Biotechnology and the computer and communications sectors have emerged as central to Ireland's economic success in the decades ahead on the basis of the State's first technology foresight exercise.
Organised by the Irish Council for Science, Technology and Innovation (ICSTI) in Forfas at the request of the Minister of State for Science, Technology and Commerce, Mr Noel Treacy, 180 academics, business experts and industry specialists spent a year looking ahead to the year 2015. Their purpose was to determine how Ireland could position itself to reap the economic benefits of technological advances that have yet to emerge.
The exercise required the establishment of eight "panels" each looking at different commercial sectors. About 12 months after the work began the panels and ICSTI published their findings in documents which map out how Ireland can become a "knowledge society", according to the chairman of the initiative, Mr Brian Sweeney.

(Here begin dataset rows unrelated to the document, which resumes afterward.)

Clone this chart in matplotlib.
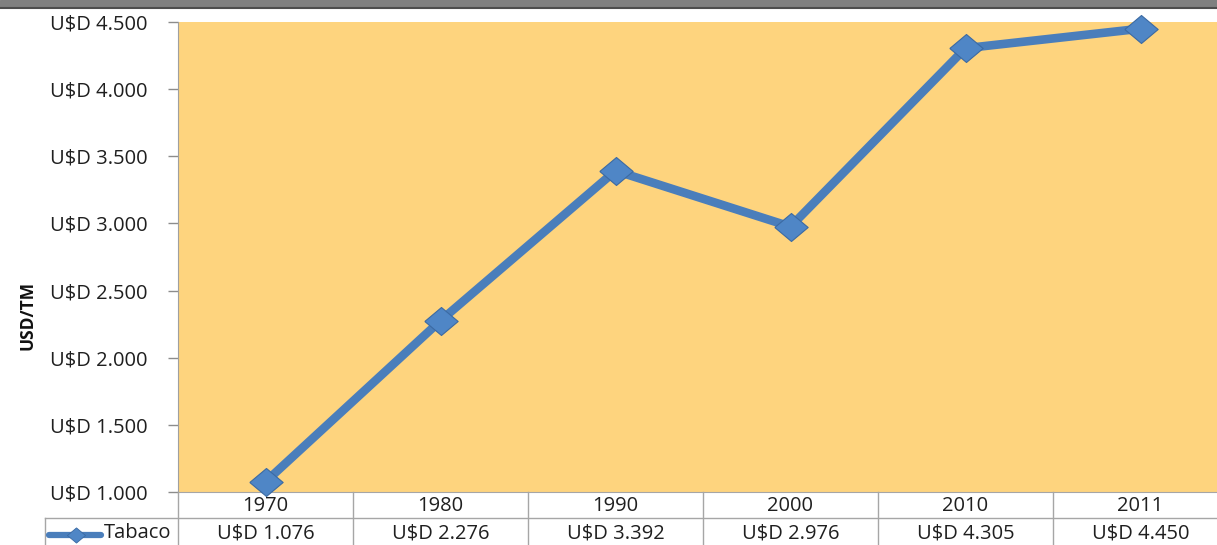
import matplotlib
matplotlib.use("Agg")
import matplotlib.pyplot as plt
from matplotlib.transforms import blended_transform_factory
from matplotlib.lines import Line2D
from matplotlib.patches import Rectangle
from matplotlib.ticker import FuncFormatter

years = ["1970", "1980", "1990", "2000", "2010", "2011"]
values = [1076, 2276, 3392, 2976, 4305, 4450]
series_name = "Tabaco"
y_label = "USD/TM"
y_ticks = [1000, 1500, 2000, 2500, 3000, 3500, 4000, 4500]

W, H = 1217, 545
fig = plt.figure(figsize=(W / 100, H / 100), dpi=100)
plt.rcParams['font.family'] = ['Open Sans', 'DejaVu Sans']

def fx(px):
    return px / W

def fy(py):
    return 1 - py / H

ax = fig.add_axes([fx(178), fy(492), fx(1228) - fx(178), fy(22) - fy(492)])
ax.set_facecolor("#FED47E")

def fmt(v, pos=None):
    s = f"{int(round(v)):,}".replace(",", ".")
    return f"U$D {s}"

fs = 14.5
line_color = "#4A7EBB"
diamond = [(-1, 0), (0, 0.84), (1, 0), (0, -0.84), (-1, 0)]
x = list(range(len(years)))
ax.plot(x, values, color=line_color, lw=6.2, solid_capstyle="butt", zorder=3,
        marker=diamond, markersize=24, markerfacecolor="#4F86C6",
        markeredgecolor="#3B6AA3", markeredgewidth=0.8, clip_on=False)

ax.set_xlim(-0.5, 5.5)
ax.set_ylim(1000, 4500)
ax.set_yticks(y_ticks)
ax.yaxis.set_major_formatter(FuncFormatter(fmt))
ax.tick_params(axis="y", length=7, width=1, color="#8C8C8C", labelsize=fs,
               labelcolor="#1F1F1F", pad=15)
ax.set_xticks([])
for s in ["top", "right"]:
    ax.spines[s].set_visible(False)
ax.spines["left"].set_color("#A0A0A0")
ax.spines["bottom"].set_color("#A6A6A6")

fig.text(fx(28), fy(315), y_label, rotation=90, ha="center", va="center",
         fontsize=12.5, fontweight="bold", color="#111111")

# table
grid_c = "#A6A6A6"
bt = blended_transform_factory(ax.transData, fig.transFigure)
for i in range(len(years) + 1):
    fig.add_artist(Line2D([i - 0.5, i - 0.5], [fy(492), fy(545)], transform=bt,
                          color=grid_c, lw=1))
fig.add_artist(Line2D([fx(45), 1], [fy(518), fy(518)], transform=fig.transFigure,
                      color=grid_c, lw=1))
fig.add_artist(Line2D([fx(45), fx(45)], [fy(518), fy(545)], transform=fig.transFigure,
                      color=grid_c, lw=1))
for i, (yr, v) in enumerate(zip(years, values)):
    fig.text(i, fy(506), yr, transform=bt, ha="center", va="center",
             fontsize=fs, color="#1F1F1F")
    fig.text(i, fy(533), fmt(v), transform=bt, ha="center", va="center",
             fontsize=fs, color="#1F1F1F")

# legend key in table
fig.add_artist(Line2D([fx(49), fx(101)], [fy(535), fy(535)], transform=fig.transFigure,
                      color=line_color, lw=4.5, solid_capstyle="round"))
fig.add_artist(Line2D([fx(76)], [fy(535)], transform=fig.transFigure, marker=diamond,
                      markersize=13, markerfacecolor="#4F86C6",
                      markeredgecolor="#3B6AA3", markeredgewidth=0.6, color=line_color))
fig.text(fx(104), fy(533), series_name, ha="left", va="center", fontsize=fs,
         color="#1F1F1F")

# top gray bar
fig.add_artist(Rectangle((0, fy(7)), 1, 1 - fy(7), transform=fig.transFigure,
                         color="#808080", zorder=0))
fig.add_artist(Line2D([0, 1], [fy(8), fy(8)], transform=fig.transFigure,
                      color="#4D4D4D", lw=1.5))

fig.savefig("out.png", dpi=100)
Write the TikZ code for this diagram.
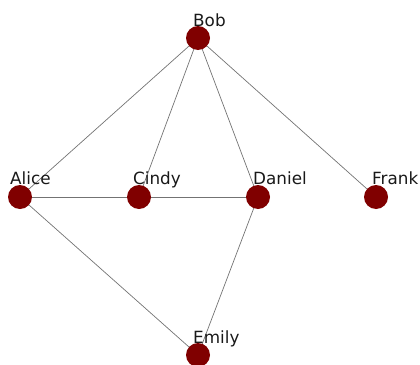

ICSTI's overview of the report noted that the initiative linked investment in research, science and technology with Ireland's development as a knowledge society. The Irish economy needed to reposition itself from predominantly production-orientated plants to knowledge-based and innovation-driven firms.
The panels found that biotechnology and information technology were central horizontal themes which cut across most sectors. ICSTI recommended that Ireland specifically strive for excellence in information and communications technology and biotechnology niches.
This would be helped by the creation of a technology foresight fund, worth £500 million over five years. The scale of investment was "appropriate" given current and future output from the sectors affected and in the context of the potential to create new enterprises.
"Technology Foresight does not forecast the future, but the process can ensure that the strategic choices made now regarding the prioritisation of national STI investment are `future-proofed'," it concluded.